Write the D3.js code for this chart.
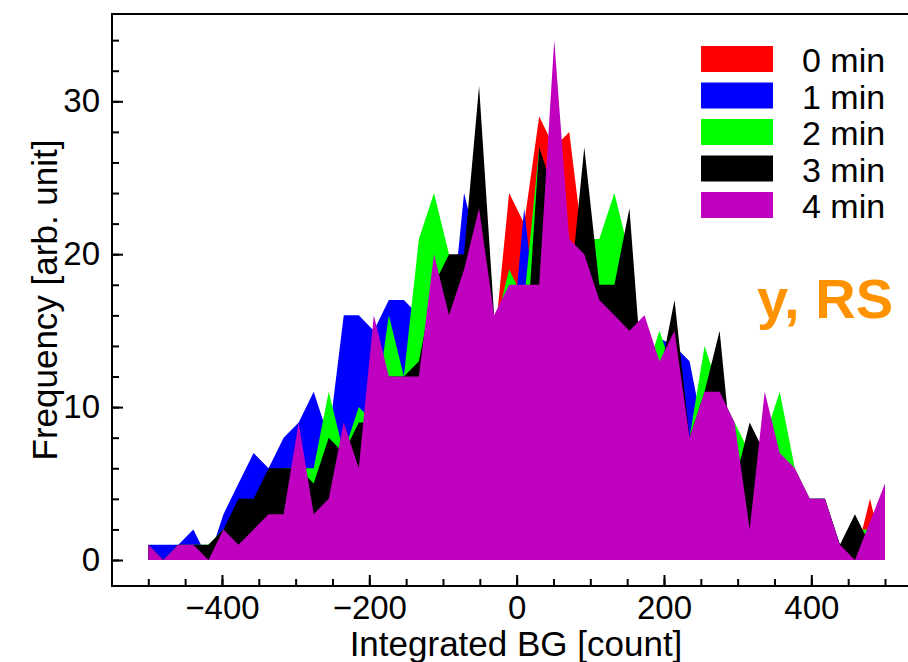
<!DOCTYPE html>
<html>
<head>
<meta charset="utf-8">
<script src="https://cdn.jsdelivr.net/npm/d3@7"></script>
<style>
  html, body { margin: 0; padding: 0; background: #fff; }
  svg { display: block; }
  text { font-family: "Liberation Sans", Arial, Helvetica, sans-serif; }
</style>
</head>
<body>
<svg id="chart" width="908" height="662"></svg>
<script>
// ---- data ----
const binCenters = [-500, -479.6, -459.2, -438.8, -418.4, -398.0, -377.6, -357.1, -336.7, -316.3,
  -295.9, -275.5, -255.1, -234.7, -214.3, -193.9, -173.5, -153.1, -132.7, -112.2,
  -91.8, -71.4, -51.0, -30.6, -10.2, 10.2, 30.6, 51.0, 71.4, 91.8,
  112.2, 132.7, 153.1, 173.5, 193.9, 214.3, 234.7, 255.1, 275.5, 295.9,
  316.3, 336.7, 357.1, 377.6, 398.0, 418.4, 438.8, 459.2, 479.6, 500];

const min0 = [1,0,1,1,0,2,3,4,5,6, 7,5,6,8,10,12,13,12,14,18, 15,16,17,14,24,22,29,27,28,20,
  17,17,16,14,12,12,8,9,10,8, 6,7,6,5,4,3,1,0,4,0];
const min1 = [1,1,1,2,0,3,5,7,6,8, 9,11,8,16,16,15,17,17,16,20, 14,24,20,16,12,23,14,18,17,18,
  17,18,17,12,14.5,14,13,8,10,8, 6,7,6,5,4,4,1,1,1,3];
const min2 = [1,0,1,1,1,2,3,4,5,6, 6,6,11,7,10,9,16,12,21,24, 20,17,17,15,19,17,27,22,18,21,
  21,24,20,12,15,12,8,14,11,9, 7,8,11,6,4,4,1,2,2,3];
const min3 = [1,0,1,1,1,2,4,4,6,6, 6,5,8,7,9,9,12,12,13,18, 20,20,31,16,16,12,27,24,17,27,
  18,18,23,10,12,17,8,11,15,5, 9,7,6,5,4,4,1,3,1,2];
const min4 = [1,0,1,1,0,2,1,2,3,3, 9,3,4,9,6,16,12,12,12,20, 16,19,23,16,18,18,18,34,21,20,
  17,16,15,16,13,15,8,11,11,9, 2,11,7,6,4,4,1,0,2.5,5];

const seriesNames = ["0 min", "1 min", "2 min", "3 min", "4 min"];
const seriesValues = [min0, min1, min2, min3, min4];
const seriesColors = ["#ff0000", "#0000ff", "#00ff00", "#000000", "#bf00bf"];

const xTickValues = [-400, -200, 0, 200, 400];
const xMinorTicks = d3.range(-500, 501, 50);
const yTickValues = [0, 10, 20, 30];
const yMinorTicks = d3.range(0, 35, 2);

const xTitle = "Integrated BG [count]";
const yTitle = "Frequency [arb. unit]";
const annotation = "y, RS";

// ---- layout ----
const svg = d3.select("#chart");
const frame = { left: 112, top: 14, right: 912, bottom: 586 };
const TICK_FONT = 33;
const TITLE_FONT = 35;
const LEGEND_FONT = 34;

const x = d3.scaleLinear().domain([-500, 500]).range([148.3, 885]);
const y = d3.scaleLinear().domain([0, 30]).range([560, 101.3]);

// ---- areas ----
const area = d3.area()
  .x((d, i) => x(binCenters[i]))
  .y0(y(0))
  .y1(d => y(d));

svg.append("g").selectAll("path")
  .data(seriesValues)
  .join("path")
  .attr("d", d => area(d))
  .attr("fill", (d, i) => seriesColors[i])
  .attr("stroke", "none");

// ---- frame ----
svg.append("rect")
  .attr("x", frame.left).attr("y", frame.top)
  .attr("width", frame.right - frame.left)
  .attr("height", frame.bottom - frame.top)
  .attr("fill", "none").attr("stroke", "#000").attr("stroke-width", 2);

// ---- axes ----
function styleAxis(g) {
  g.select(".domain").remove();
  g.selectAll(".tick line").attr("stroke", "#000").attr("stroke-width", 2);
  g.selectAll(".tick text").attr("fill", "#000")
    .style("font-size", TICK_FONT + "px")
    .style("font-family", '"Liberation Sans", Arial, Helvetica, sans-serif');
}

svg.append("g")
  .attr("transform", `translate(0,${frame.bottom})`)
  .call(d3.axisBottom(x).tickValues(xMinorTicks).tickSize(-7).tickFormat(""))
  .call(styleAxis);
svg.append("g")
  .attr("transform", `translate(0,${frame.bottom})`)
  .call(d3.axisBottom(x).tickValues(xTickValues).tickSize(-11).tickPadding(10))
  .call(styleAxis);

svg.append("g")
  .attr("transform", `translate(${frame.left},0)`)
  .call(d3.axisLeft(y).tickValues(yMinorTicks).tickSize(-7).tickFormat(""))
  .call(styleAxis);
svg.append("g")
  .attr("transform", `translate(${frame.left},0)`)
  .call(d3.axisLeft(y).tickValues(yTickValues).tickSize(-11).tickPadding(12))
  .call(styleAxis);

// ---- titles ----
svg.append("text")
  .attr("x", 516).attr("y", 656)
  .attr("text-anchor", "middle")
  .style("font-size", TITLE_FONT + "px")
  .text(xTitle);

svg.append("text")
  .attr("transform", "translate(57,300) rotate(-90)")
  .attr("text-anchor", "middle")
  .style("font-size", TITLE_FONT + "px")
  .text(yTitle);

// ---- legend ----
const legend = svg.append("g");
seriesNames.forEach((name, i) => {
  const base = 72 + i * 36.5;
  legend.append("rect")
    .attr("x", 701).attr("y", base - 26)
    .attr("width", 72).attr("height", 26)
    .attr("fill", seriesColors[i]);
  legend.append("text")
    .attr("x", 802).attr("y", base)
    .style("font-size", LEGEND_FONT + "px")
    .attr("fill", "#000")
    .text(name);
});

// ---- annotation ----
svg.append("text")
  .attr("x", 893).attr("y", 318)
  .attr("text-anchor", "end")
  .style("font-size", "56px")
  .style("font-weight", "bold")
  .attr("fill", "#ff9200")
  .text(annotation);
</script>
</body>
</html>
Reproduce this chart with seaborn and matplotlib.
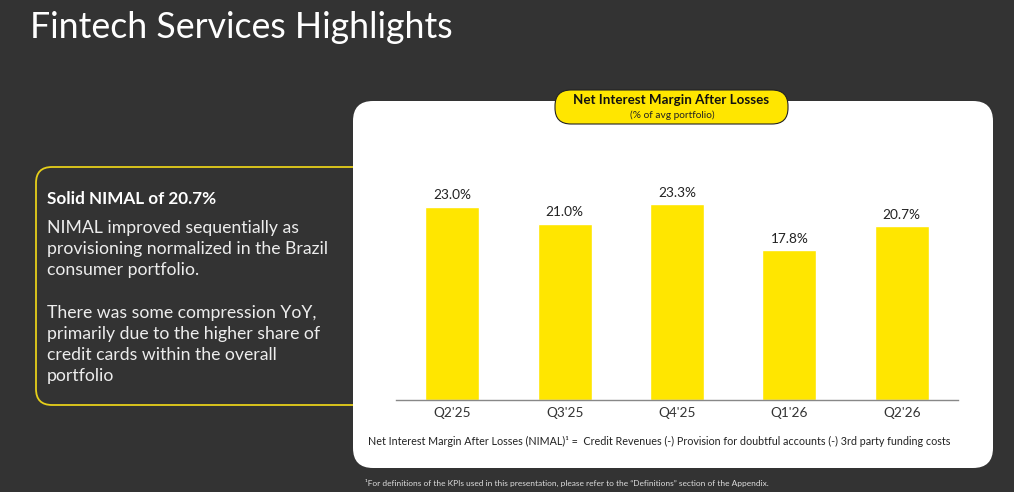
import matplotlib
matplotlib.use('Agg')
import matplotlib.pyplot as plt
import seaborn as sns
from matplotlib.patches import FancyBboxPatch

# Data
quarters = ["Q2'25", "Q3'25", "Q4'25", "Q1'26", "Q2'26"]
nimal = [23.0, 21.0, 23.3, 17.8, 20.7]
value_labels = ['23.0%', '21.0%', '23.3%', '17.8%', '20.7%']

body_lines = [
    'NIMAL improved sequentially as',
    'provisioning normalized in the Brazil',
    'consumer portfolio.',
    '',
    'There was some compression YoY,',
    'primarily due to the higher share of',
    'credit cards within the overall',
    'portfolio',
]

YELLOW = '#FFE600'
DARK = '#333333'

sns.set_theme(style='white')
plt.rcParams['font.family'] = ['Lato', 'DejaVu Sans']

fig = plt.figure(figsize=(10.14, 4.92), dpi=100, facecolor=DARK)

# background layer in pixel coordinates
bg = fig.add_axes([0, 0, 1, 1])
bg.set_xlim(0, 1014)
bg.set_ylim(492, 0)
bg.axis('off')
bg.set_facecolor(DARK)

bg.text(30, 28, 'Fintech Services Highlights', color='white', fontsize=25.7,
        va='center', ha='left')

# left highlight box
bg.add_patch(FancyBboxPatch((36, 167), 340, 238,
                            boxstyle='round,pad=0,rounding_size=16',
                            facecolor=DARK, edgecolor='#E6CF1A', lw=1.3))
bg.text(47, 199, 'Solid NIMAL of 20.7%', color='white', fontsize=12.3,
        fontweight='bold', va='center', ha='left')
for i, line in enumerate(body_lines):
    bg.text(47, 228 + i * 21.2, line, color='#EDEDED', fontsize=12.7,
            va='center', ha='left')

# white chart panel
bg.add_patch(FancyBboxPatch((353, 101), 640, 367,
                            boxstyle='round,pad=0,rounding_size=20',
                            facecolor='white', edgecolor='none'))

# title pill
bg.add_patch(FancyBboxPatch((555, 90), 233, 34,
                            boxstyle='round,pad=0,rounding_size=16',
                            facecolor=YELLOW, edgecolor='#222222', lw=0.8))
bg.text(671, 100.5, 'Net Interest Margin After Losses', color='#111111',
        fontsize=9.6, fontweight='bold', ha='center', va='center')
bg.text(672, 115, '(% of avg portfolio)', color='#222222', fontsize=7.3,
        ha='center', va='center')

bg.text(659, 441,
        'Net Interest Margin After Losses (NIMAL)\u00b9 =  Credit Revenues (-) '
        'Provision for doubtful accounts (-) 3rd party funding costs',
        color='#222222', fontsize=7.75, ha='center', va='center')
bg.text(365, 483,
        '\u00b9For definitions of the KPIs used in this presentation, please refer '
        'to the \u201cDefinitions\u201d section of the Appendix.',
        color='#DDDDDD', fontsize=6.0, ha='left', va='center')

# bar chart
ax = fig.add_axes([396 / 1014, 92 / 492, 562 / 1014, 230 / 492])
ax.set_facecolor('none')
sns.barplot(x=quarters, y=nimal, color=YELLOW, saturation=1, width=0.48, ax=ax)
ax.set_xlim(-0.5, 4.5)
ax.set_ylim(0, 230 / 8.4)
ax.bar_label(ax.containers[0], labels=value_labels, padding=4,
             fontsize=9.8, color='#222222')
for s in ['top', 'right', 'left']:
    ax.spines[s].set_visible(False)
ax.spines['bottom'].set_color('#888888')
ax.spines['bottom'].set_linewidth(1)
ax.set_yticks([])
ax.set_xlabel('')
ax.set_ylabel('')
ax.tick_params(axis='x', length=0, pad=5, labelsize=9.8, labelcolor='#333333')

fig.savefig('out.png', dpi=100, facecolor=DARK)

§

What you should do: In the records above, find the line containing "const LEGEND_FONT = 34;" and output every line from the first through that one, exactly, omitting pictures.

Complete answer:
Write the D3.js code for this chart.
<!DOCTYPE html>
<html>
<head>
<meta charset="utf-8">
<script src="https://cdn.jsdelivr.net/npm/d3@7"></script>
<style>
  html, body { margin: 0; padding: 0; background: #fff; }
  svg { display: block; }
  text { font-family: "Liberation Sans", Arial, Helvetica, sans-serif; }
</style>
</head>
<body>
<svg id="chart" width="908" height="662"></svg>
<script>
// ---- data ----
const binCenters = [-500, -479.6, -459.2, -438.8, -418.4, -398.0, -377.6, -357.1, -336.7, -316.3,
  -295.9, -275.5, -255.1, -234.7, -214.3, -193.9, -173.5, -153.1, -132.7, -112.2,
  -91.8, -71.4, -51.0, -30.6, -10.2, 10.2, 30.6, 51.0, 71.4, 91.8,
  112.2, 132.7, 153.1, 173.5, 193.9, 214.3, 234.7, 255.1, 275.5, 295.9,
  316.3, 336.7, 357.1, 377.6, 398.0, 418.4, 438.8, 459.2, 479.6, 500];

const min0 = [1,0,1,1,0,2,3,4,5,6, 7,5,6,8,10,12,13,12,14,18, 15,16,17,14,24,22,29,27,28,20,
  17,17,16,14,12,12,8,9,10,8, 6,7,6,5,4,3,1,0,4,0];
const min1 = [1,1,1,2,0,3,5,7,6,8, 9,11,8,16,16,15,17,17,16,20, 14,24,20,16,12,23,14,18,17,18,
  17,18,17,12,14.5,14,13,8,10,8, 6,7,6,5,4,4,1,1,1,3];
const min2 = [1,0,1,1,1,2,3,4,5,6, 6,6,11,7,10,9,16,12,21,24, 20,17,17,15,19,17,27,22,18,21,
  21,24,20,12,15,12,8,14,11,9, 7,8,11,6,4,4,1,2,2,3];
const min3 = [1,0,1,1,1,2,4,4,6,6, 6,5,8,7,9,9,12,12,13,18, 20,20,31,16,16,12,27,24,17,27,
  18,18,23,10,12,17,8,11,15,5, 9,7,6,5,4,4,1,3,1,2];
const min4 = [1,0,1,1,0,2,1,2,3,3, 9,3,4,9,6,16,12,12,12,20, 16,19,23,16,18,18,18,34,21,20,
  17,16,15,16,13,15,8,11,11,9, 2,11,7,6,4,4,1,0,2.5,5];

const seriesNames = ["0 min", "1 min", "2 min", "3 min", "4 min"];
const seriesValues = [min0, min1, min2, min3, min4];
const seriesColors = ["#ff0000", "#0000ff", "#00ff00", "#000000", "#bf00bf"];

const xTickValues = [-400, -200, 0, 200, 400];
const xMinorTicks = d3.range(-500, 501, 50);
const yTickValues = [0, 10, 20, 30];
const yMinorTicks = d3.range(0, 35, 2);

const xTitle = "Integrated BG [count]";
const yTitle = "Frequency [arb. unit]";
const annotation = "y, RS";

// ---- layout ----
const svg = d3.select("#chart");
const frame = { left: 112, top: 14, right: 912, bottom: 586 };
const TICK_FONT = 33;
const TITLE_FONT = 35;
const LEGEND_FONT = 34;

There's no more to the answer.